Logging should preserve forensic value
Application logs are often written for developers in the middle of an incident. Filing logs should also be useful six months later when someone questions a historical record.
That means structured logs with:
- source and adapter version
- scheduler run ID
- request URL or endpoint key
- response status and latency
- raw artefact checksum
- parse outcome
- canonical record IDs emitted
- dedupe decision reason
This is not overkill. It is how you reconstruct what happened when a source changed behaviour on a holiday Monday and your parser politely pretended not to notice.
Alerting should be source-aware
A single global “pipeline failed” alert is nearly useless. It tells you something is wrong, somewhere, eventually. Better alerts are source-aware and threshold-based:
- AMF freshness lag above threshold
- SEC parse success below threshold
- one source returning zero documents during a normally active window
- duplicate rate spike after scheduler change
- amendment detection unusually low or high
The point is not to generate more alerts. It is to generate fewer, better ones. Operations teams do not need more noise. They need evidence.
Parsing is where theory meets a PDF with opinions
The architecture discussion can sound clean until parsing enters the room. Then the room catches fire.
Structured sources are a gift, not a guarantee
The SEC’s electronic filing infrastructure is comparatively structured. That helps. It does not eliminate the need for validation, normalization, and exception handling. Structured filings still contain inconsistent names, edge-case transaction codes, and amended forms that require care.
European sources under the Market Abuse Regulation framework can be more fragmented operationally because publication happens through national competent authorities and venue-specific channels. ESMA can harmonize interpretation to a degree, but it does not make every publication endpoint behave like a disciplined API.
PDFs and HTML require defensive extraction
For semi-structured or unstructured sources, defensive parsing matters:
- preserve the original artefact
- extract text and layout separately when possible
- use field-level confidence scores
- validate against expected ranges and enumerations
- quarantine low-confidence parses for review or delayed publication
A parser should be allowed to say “I do not know”. Systems that force every document into a complete schema tend to manufacture certainty. That is excellent for throughput and poor for truth.
Canonical schemas need room for source quirks
A common schema for insider transactions usually includes issuer, insider, role, transaction date, notification date, instrument, transaction type, price, quantity, currency, and source metadata. That is the easy part.

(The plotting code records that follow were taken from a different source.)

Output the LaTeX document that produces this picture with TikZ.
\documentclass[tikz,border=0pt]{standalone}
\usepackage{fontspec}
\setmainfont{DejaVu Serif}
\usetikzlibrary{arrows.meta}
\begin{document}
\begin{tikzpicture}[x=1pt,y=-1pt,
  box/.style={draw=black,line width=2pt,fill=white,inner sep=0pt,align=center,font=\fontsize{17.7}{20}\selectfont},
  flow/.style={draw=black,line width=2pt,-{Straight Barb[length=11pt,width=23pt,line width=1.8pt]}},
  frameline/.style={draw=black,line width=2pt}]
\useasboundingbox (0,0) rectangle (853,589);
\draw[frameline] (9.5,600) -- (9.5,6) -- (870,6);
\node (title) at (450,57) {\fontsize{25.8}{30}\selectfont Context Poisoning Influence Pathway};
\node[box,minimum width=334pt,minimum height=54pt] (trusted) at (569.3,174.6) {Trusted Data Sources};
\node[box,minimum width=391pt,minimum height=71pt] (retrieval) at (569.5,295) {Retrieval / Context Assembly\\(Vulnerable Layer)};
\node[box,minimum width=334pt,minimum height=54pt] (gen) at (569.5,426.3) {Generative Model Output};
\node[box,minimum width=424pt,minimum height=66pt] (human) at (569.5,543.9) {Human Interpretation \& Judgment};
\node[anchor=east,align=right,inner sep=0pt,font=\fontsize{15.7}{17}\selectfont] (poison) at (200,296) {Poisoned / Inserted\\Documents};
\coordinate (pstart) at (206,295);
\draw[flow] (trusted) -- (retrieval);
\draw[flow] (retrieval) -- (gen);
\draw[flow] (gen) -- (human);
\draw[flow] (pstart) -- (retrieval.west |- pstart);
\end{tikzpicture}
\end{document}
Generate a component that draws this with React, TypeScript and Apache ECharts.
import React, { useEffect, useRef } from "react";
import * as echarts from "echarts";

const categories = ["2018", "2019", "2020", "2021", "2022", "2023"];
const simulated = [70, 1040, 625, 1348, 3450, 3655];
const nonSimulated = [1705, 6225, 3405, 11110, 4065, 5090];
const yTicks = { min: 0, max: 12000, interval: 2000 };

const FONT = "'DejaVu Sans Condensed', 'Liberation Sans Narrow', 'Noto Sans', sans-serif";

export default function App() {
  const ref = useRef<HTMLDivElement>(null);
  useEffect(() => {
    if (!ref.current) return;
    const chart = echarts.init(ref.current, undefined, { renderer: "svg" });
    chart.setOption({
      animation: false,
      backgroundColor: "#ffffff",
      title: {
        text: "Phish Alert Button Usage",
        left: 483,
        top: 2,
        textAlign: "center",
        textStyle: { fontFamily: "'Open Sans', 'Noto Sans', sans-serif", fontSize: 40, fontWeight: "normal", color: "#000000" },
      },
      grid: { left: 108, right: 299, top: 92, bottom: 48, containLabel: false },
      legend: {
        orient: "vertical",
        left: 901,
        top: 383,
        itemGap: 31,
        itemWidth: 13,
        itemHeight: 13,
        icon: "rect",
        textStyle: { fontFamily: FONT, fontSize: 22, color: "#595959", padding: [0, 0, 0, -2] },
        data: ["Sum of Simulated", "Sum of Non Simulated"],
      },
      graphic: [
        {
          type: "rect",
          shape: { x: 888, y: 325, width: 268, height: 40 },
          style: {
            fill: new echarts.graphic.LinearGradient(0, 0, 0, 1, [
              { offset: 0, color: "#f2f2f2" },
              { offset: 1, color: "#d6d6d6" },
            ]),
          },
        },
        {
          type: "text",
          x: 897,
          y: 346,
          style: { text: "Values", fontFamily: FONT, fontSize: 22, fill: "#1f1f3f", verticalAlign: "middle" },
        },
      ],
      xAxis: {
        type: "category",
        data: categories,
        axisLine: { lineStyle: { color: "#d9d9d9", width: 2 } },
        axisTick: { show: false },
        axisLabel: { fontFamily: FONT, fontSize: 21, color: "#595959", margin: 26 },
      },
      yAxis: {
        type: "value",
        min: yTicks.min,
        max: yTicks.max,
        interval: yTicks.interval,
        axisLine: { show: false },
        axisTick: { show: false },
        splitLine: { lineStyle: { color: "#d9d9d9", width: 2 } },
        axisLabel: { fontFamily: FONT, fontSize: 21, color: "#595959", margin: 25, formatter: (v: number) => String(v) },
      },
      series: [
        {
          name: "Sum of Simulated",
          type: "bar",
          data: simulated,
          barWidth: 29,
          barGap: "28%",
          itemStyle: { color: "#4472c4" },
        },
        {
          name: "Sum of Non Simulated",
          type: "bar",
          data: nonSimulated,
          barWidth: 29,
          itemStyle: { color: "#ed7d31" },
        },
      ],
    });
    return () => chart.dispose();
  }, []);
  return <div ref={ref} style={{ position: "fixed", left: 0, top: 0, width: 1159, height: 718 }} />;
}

The hard part is preserving source-specific nuance without polluting the canonical model beyond use. You need extension fields or source payload retention so that unusual attributes are not discarded. Otherwise, every normalization decision becomes irreversible, and irreversible decisions made under parser uncertainty are how future arguments begin.
Governance, lineage, and replay are what make the data investable
Research-grade data is not merely data that exists. It is data whose provenance can be explained and whose transformations can be replayed.